Maker: Francie Benge
Panel number: 109
Petition Sheet Number: 115
Person honouring: Mary Strachan
Relationship to makers: Great-great-grandmother, from my mother’s side of the family.
Mary Strachan (nee Barton) and her widower father sailed to New Zealand in 1839 on the Oriental with The New Zealand Company. Richard Barton (Mary’s father) was an Isle of Wight farmer who later became Superintendent of Estates for the Duke of Sutherland in Trentham, Staffordshire.

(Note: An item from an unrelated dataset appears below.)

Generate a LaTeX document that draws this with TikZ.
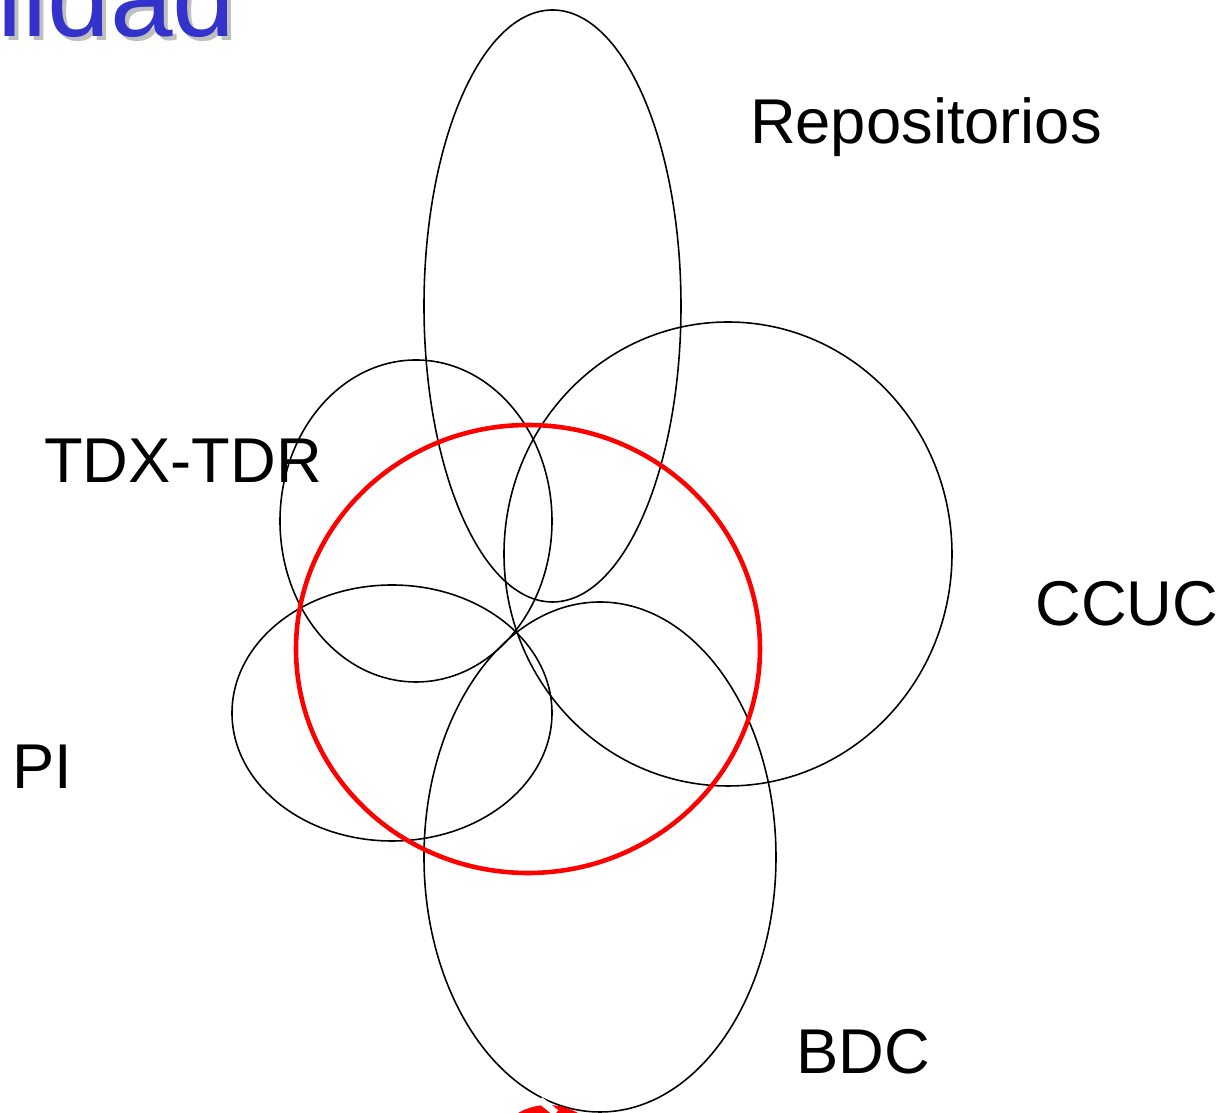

With a party of younger men from this estate, he was sponsored by the Duke to emigrate. He later married Hannah Butler and had more children.in 1853, Mary then aged 20, married John Roy. They lived in Wellington where she experienced the 1855 earthquake. She recounted her experience to family over the years. She was living in Ghuznee Street and grabbed the baby (Francie Benge’s great-grandfather Richard Barton Roy) from his cradle, rushed to the front door and found the land had completely fallen away.

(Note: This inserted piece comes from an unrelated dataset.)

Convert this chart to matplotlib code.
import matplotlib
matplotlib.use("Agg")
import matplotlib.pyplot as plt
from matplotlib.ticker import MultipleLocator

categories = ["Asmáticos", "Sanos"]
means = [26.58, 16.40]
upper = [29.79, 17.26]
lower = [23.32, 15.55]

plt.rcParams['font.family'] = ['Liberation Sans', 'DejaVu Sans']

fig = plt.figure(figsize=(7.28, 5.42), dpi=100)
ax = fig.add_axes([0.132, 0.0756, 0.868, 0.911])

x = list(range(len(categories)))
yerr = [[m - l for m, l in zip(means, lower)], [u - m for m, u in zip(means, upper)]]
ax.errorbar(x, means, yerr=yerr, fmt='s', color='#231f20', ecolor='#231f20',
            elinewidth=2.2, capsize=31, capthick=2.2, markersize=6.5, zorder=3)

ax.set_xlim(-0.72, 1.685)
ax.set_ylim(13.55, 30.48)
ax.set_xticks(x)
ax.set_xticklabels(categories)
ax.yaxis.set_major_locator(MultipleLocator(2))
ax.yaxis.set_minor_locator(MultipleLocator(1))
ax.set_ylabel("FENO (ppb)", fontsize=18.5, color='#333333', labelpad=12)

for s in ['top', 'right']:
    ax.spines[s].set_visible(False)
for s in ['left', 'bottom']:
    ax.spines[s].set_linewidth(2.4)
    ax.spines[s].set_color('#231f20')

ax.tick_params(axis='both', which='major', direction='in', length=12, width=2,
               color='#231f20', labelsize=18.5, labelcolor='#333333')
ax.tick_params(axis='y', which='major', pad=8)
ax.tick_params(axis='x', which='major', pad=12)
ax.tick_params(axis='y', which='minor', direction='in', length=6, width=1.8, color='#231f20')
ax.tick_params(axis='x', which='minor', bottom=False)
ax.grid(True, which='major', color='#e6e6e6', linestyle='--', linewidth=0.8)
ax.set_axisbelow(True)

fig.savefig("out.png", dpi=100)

In May 1860, John Roy was appointed Provincial Engineer for Otago and the family moved south. John Roy died in 1864 leaving Mary in Taieri with three children. Mary met William Strachan from Aberdeenshire who had been an assisted emigrant farm labourer with his wife Ann. When Mary and William met, he was a widower. They married after 1867 and moved to the Koromiko, Blenheim farm where he was working. They had three children.
After his death Mary moved back to Dunedin. She was living in Alva Street, Dunedin when she signed the Petition. Eventually she moved to Wellington with her daughter Annie Strachan and lived in Hataitai. She died on 3 September 1922 and is buried in the Karori Cemetery.
Panel materials: Silk tie bought from an op shop a couple of years ago - and used the label ‘Made in England’ as a nod to Mary’s birthplace.The details of her name, petition number etc is on a damask serviette, something passed down to me from my grandmother, Mona Georgina Roy. The embroidered flowers were on a bedspread that my mother had made but not finished years ago and I wanted some of her hand stitching on the panel. These are also the 46 hand stitches. The other fabrics were already in my collection.